Are we going to make a habit of sending lone Hoosier fanatics to join wacko militant movements? First, it was Thomas Piatek of Whiting, who joined the Hutaree militia of Michigan, who either “talked idly about” or “plotted” violence against police officers. Now it's Douglas Wright of Indianapolis, said to be a “group leader” of the Ohio anarchists who wanted to blow up a bridge linking two wealthy Cleveland suburbs.
Both groups were infiltrated by FBI informants, and the cases raise troubling questions about how many of our rights we have to give up to get a feeling of security. This is obviously becoming a preferred tool of the government – similar infiltrations have happened in Massachusetts, Oregon, New York and Texas – so we need to keep having this conversation.
In the Michigan case, a judge threw out all of the most serious charges because she thought the government had overreacted to “mere words” that did not “rise to the level sufficient to show a conspiracy.” And federal agents seemed to cross a line between merely nabbing the men for things they would have done anyway and actually pushing them into taking the actions.
There were more than words in the Ohio case, so the government might be on firmer ground. The anarchists bought what they thought were explosives from an FBI informant and actually planted them and tried to detonate them. What they had actually gotten, though, was inert material. Did the government act properly, or was there entrapment? Stay tuned.
As we have said here before, the “war on terror” has caused a needed re-examination of the tradeoffs we are asked to make between security and freedom. This is a different kind of war from any we've known. There are no geographic boundaries being attacked or defended, no armed conflict on a clearly marked battlefield. How will we know when the war is over and victory can be declared? We should be careful what rights we give up to fight it this war. We might never get them back.

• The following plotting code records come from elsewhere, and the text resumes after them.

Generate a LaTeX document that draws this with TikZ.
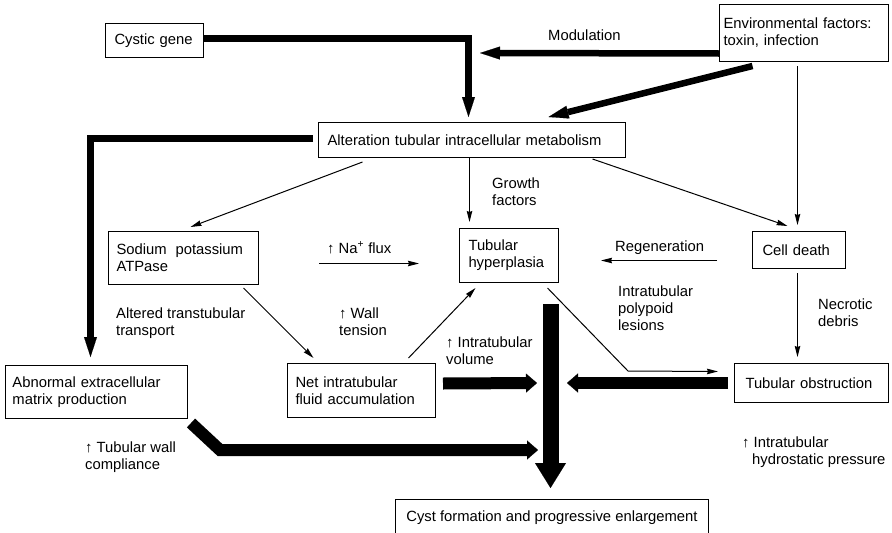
\documentclass[tikz,border=0pt]{standalone}
\usepackage{fontspec}
\setmainfont{Liberation Sans}
\usetikzlibrary{arrows.meta}
\begin{document}
\begin{tikzpicture}[x=1pt,y=-1pt,
  every node/.style={font=\fontsize{14.8}{17}\selectfont},
  box/.style={draw,line width=1pt,anchor=north west,align=left,inner ysep=0pt},
  lbl/.style={anchor=base west,inner sep=0pt,align=left},
  thinarrow/.style={line width=1pt,-{Stealth[length=11pt,width=5.5pt,inset=1pt]}},
  heavyA/.style={line width=6.5pt,line join=miter,-{Triangle[length=20pt,width=13pt,line width=0.1pt]}},
  heavyB/.style={line width=12pt,line join=miter,-{Triangle[length=11pt,width=19pt,line width=0.1pt]}},
  heavyC/.style={line width=16pt,-{Triangle[length=25pt,width=31pt,line width=0.1pt]}}]
\useasboundingbox (0,0) rectangle (892,533);
\clip (0,0) rectangle (892,533);

% boxes
\node[box,inner xsep=9pt,text width=80pt,minimum height=34pt] (cyst) at (105,23) {Cystic gene};
\node[box,inner xsep=4pt,text width=161pt,minimum height=57pt] (env) at (719,4) {Environmental factors:\\toxin, infection};
\node[box,inner xsep=9pt,text width=289pt,minimum height=35pt] (alter) at (318,122) {Alteration tubular intracellular metabolism};
\node[box,inner xsep=8pt,text width=134pt,minimum height=53pt] (sod) at (108,231) {Sodium\hspace{4pt} potassium\\ATPase};
\node[box,inner xsep=9pt,text width=81pt,minimum height=54pt] (hyper) at (459,228) {Tubular\\hyperplasia};
\node[box,inner xsep=10pt,text width=73pt,minimum height=37pt] (cell) at (752,231) {Cell death};
\node[box,inner xsep=7pt,text width=168pt,minimum height=53pt] (abn) at (5,365) {Abnormal extracellular\\matrix production};
\node[box,inner xsep=8pt,text width=132pt,minimum height=54pt] (net) at (287,363) {Net intratubular\\fluid accumulation};
\node[box,inner xsep=11pt,text width=132pt,minimum height=39pt] (obstr) at (734,363) {Tubular obstruction};
\node[box,inner xsep=0pt,minimum width=313pt,minimum height=36pt] (cystf) at (395,499) {Cyst formation and progressive enlargement};

% labels (anchor = baseline of last line)
\node[lbl] (mod) at (548,40) {Modulation};
\node[lbl] (gf) at (492,205) {Growth\\factors};
\node[lbl] (na) at (327,253) {↑ Na\textsuperscript{+} flux};
\node[lbl] (regen) at (615,251) {Regeneration};
\node[lbl] (att) at (116,335) {Altered transtubular\\transport};
\node[lbl] (wall) at (339,335) {↑ Wall\\tension};
\node[lbl] (poly) at (618,330) {Intratubular\\polypoid\\lesions};
\node[lbl] (necr) at (818,326) {Necrotic\\debris};
\node[lbl] (ivol) at (446,364) {↑ Intratubular\\volume};
\node[lbl] (twc) at (85,469) {↑ Tubular wall\\compliance};
\node[lbl] (ihp) at (742,464) {↑ Intratubular\\\hspace{10pt}hydrostatic pressure};

% free ends
\coordinate (modtip) at (480,53);
\coordinate (bend) at (628,371);
\coordinate (barL) at (537,383);
\coordinate (barR) at (567,383);
\coordinate (abnbend) at (220,450);
\coordinate (abntip) at (538,450);

% heavy connectors
\draw[heavyA] ([yshift=2pt]cyst.east) -| ([xshift=-3.5pt,yshift=5pt]alter.north);
\draw[heavyA] ([yshift=-20.5pt]env.west) -- (modtip);
\draw[heavyA] ([xshift=-51.5pt,yshift=-4pt]env.south) -- ([xshift=76.5pt,yshift=5pt]alter.north);
\draw[heavyA] ([xshift=-5pt,yshift=1.5pt]alter.west) -| ([xshift=-6pt,yshift=8pt]abn.north);
\draw[heavyC] ([xshift=41.5pt,yshift=-21pt]hyper.south) -- ([xshift=-1.5pt,yshift=11pt]cystf.north);
\draw[heavyB] ([xshift=7pt,yshift=7pt]net.east) -- (barL);
\draw[heavyB] ([xshift=-6pt]obstr.west) -- (barR);
\draw[heavyB] ([xshift=3pt,yshift=-4pt]abn.south east) -- (abnbend) -- (abntip);

% thin connectors
\draw[thinarrow] ([xshift=-109.5pt,yshift=-4pt]alter.south) -- ([xshift=7pt,yshift=4pt]sod.north);
\draw[thinarrow] ([xshift=-2.5pt]alter.south) -- ([xshift=-39.5pt,yshift=6pt]hyper.north);
\draw[thinarrow] ([xshift=120.5pt,yshift=-1pt]alter.south) -- ([xshift=-11.5pt,yshift=5pt]cell.north);
\draw[thinarrow] ([xshift=-6.5pt,yshift=-4pt]env.south) -- ([xshift=-1.5pt,yshift=6pt]cell.north);
\draw[thinarrow] ([xshift=60pt,yshift=-5.5pt]sod.east) -- ([xshift=-40pt,yshift=-8pt]hyper.west);
\draw[thinarrow] ([xshift=-35pt,yshift=-10.5pt]cell.west) -- ([xshift=42pt,yshift=-5pt]hyper.east);
\draw[thinarrow] ([xshift=60pt,yshift=-3pt]sod.south) -- ([xshift=-48pt,yshift=5pt]net.north);
\draw[thinarrow] ([xshift=47pt,yshift=5pt]net.north) -- ([xshift=-33.5pt,yshift=-5pt]hyper.south);
\draw[thinarrow] ([xshift=38.5pt,yshift=-5pt]hyper.south) -- (bend) -- ([xshift=-16pt,yshift=11.5pt]obstr.west);
\draw[thinarrow] ([xshift=-1.5pt,yshift=-4pt]cell.south) -- ([xshift=-14pt,yshift=6pt]obstr.north);
\end{tikzpicture}
\end{document}
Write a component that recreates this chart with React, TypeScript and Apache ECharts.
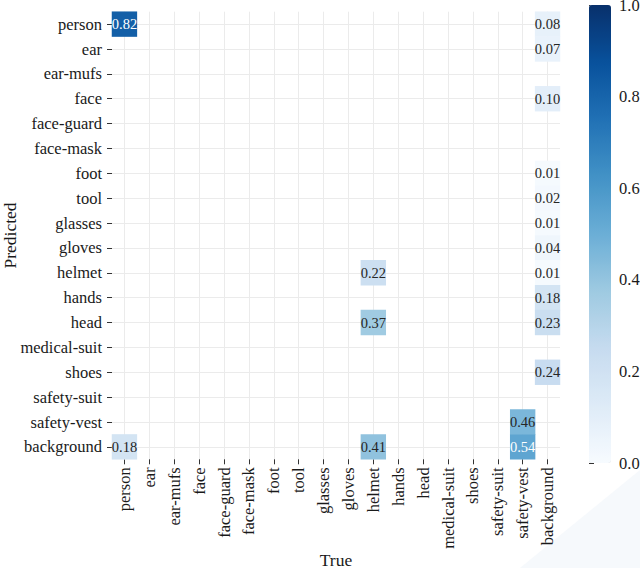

And we must listen closely to the muddle we get from Washington. Last week, the administration hinted that the war on terror might actually be over – hey, we killed Osama, you know, and al-Qaida is practically destroyed. But the Obama administration is still pursuing anti-terrorist strategies even more zealously that the Bush administration and in ways that seem even more dismissive of our civil liberties. It was Benjamin Franklin who said that people who trade liberty for security deserve neither. These are times in which we should not forget that.